--- START Data extract ---
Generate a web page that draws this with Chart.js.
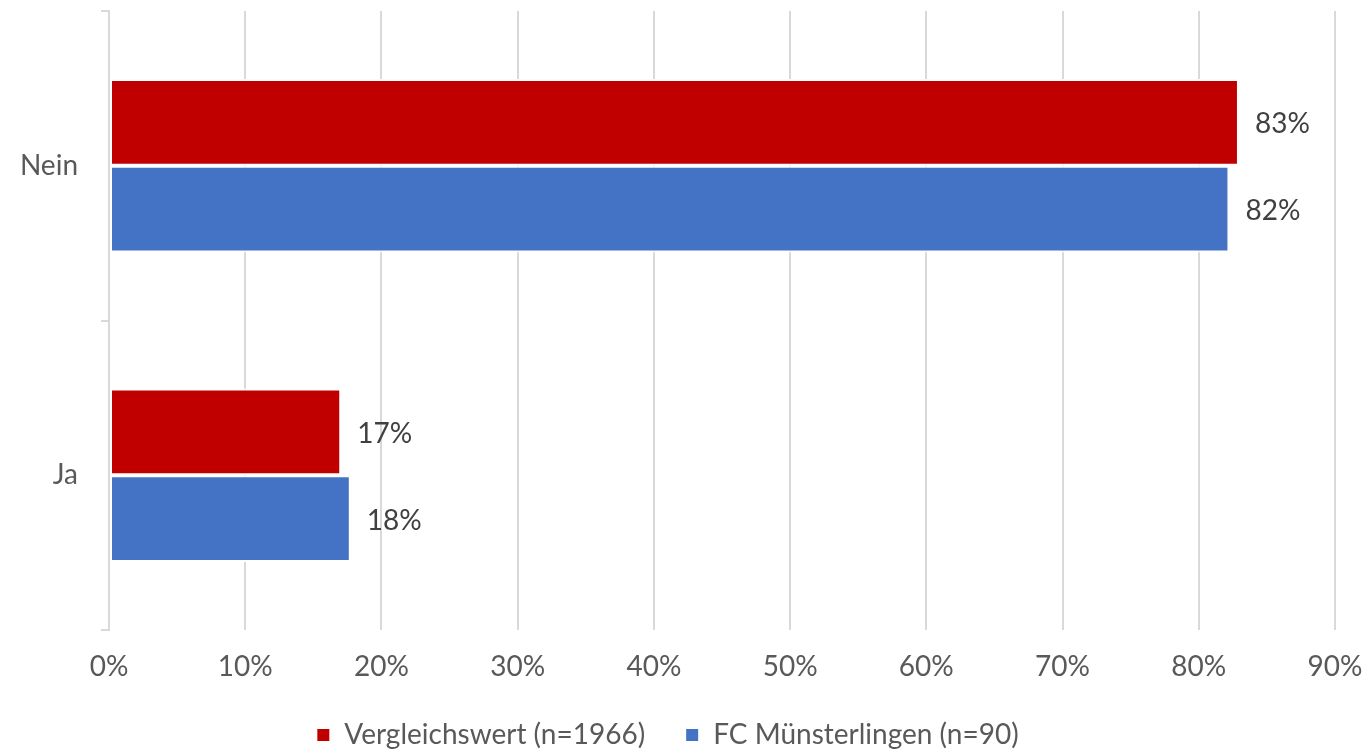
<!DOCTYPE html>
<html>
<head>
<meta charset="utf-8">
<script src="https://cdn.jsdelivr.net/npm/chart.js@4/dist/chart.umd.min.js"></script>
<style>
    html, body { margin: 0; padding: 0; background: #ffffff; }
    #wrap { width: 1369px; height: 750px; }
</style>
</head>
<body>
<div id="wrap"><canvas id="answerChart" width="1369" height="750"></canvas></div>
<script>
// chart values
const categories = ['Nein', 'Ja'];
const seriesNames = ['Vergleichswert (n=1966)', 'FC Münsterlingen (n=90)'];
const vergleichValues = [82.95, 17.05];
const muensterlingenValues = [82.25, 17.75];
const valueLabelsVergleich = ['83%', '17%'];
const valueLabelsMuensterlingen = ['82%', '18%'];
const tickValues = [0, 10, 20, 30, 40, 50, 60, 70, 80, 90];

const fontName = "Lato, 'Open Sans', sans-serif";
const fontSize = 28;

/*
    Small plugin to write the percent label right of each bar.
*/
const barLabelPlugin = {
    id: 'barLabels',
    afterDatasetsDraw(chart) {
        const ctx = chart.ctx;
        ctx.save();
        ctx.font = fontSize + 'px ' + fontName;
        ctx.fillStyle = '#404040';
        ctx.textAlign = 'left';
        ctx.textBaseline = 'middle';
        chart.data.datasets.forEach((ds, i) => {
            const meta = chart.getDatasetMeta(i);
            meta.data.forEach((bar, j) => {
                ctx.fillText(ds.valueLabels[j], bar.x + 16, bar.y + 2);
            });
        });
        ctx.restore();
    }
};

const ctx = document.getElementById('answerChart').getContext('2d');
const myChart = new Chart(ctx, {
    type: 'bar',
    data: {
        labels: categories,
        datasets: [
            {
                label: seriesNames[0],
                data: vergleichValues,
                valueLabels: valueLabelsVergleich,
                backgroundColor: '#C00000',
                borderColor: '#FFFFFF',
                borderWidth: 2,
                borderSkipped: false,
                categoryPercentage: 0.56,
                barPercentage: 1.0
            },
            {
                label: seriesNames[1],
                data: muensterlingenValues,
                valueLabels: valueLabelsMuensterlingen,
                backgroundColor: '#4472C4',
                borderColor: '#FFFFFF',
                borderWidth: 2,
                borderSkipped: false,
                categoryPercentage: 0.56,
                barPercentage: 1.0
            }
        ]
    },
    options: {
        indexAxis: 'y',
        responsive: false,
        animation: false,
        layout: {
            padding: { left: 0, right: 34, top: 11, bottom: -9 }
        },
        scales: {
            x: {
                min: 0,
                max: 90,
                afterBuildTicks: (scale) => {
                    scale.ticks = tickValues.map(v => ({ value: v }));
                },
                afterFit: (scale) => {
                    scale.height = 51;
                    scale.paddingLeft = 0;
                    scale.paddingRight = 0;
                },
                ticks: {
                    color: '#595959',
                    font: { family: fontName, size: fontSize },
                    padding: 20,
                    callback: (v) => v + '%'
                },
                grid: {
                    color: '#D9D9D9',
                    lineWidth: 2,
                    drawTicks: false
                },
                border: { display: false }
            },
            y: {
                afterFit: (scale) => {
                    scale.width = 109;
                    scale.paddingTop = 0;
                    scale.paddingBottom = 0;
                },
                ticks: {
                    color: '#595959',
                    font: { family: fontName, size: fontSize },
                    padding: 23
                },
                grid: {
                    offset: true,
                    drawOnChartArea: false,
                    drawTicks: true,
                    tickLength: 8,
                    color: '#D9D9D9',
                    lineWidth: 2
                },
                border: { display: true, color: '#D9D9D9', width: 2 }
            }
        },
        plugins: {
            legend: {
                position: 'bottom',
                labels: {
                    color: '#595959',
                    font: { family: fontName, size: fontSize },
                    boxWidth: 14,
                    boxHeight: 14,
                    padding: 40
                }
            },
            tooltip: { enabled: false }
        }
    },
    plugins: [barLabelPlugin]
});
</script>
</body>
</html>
--- END Data extract ---
- Written instruction -
Transcribe each line above verbatim, with the pictures left out.

- Correct output -
Generate a web page that draws this with Chart.js.
<!DOCTYPE html>
<html>
<head>
<meta charset="utf-8">
<script src="https://cdn.jsdelivr.net/npm/chart.js@4/dist/chart.umd.min.js"></script>
<style>
    html, body { margin: 0; padding: 0; background: #ffffff; }
    #wrap { width: 1369px; height: 750px; }
</style>
</head>
<body>
<div id="wrap"><canvas id="answerChart" width="1369" height="750"></canvas></div>
<script>
// chart values
const categories = ['Nein', 'Ja'];
const seriesNames = ['Vergleichswert (n=1966)', 'FC Münsterlingen (n=90)'];
const vergleichValues = [82.95, 17.05];
const muensterlingenValues = [82.25, 17.75];
const valueLabelsVergleich = ['83%', '17%'];
const valueLabelsMuensterlingen = ['82%', '18%'];
const tickValues = [0, 10, 20, 30, 40, 50, 60, 70, 80, 90];

const fontName = "Lato, 'Open Sans', sans-serif";
const fontSize = 28;

/*
    Small plugin to write the percent label right of each bar.
*/
const barLabelPlugin = {
    id: 'barLabels',
    afterDatasetsDraw(chart) {
        const ctx = chart.ctx;
        ctx.save();
        ctx.font = fontSize + 'px ' + fontName;
        ctx.fillStyle = '#404040';
        ctx.textAlign = 'left';
        ctx.textBaseline = 'middle';
        chart.data.datasets.forEach((ds, i) => {
            const meta = chart.getDatasetMeta(i);
            meta.data.forEach((bar, j) => {
                ctx.fillText(ds.valueLabels[j], bar.x + 16, bar.y + 2);
            });
        });
        ctx.restore();
    }
};

const ctx = document.getElementById('answerChart').getContext('2d');
const myChart = new Chart(ctx, {
    type: 'bar',
    data: {
        labels: categories,
        datasets: [
            {
                label: seriesNames[0],
                data: vergleichValues,
                valueLabels: valueLabelsVergleich,
                backgroundColor: '#C00000',
                borderColor: '#FFFFFF',
                borderWidth: 2,
                borderSkipped: false,
                categoryPercentage: 0.56,
                barPercentage: 1.0
            },
            {
                label: seriesNames[1],
                data: muensterlingenValues,
                valueLabels: valueLabelsMuensterlingen,
                backgroundColor: '#4472C4',
                borderColor: '#FFFFFF',
                borderWidth: 2,
                borderSkipped: false,
                categoryPercentage: 0.56,
                barPercentage: 1.0
            }
        ]
    },
    options: {
        indexAxis: 'y',
        responsive: false,
        animation: false,
        layout: {
            padding: { left: 0, right: 34, top: 11, bottom: -9 }
        },
        scales: {
            x: {
                min: 0,
                max: 90,
                afterBuildTicks: (scale) => {
                    scale.ticks = tickValues.map(v => ({ value: v }));
                },
                afterFit: (scale) => {
                    scale.height = 51;
                    scale.paddingLeft = 0;
                    scale.paddingRight = 0;
                },
                ticks: {
                    color: '#595959',
                    font: { family: fontName, size: fontSize },
                    padding: 20,
                    callback: (v) => v + '%'
                },
                grid: {
                    color: '#D9D9D9',
                    lineWidth: 2,
                    drawTicks: false
                },
                border: { display: false }
            },
            y: {
                afterFit: (scale) => {
                    scale.width = 109;
                    scale.paddingTop = 0;
                    scale.paddingBottom = 0;
                },
                ticks: {
                    color: '#595959',
                    font: { family: fontName, size: fontSize },
                    padding: 23
                },
                grid: {
                    offset: true,
                    drawOnChartArea: false,
                    drawTicks: true,
                    tickLength: 8,
                    color: '#D9D9D9',
                    lineWidth: 2
                },
                border: { display: true, color: '#D9D9D9', width: 2 }
            }
        },
        plugins: {
            legend: {
                position: 'bottom',
                labels: {
                    color: '#595959',
                    font: { family: fontName, size: fontSize },
                    boxWidth: 14,
                    boxHeight: 14,
                    padding: 40
                }
            },
            tooltip: { enabled: false }
        }
    },
    plugins: [barLabelPlugin]
});
</script>
</body>
</html>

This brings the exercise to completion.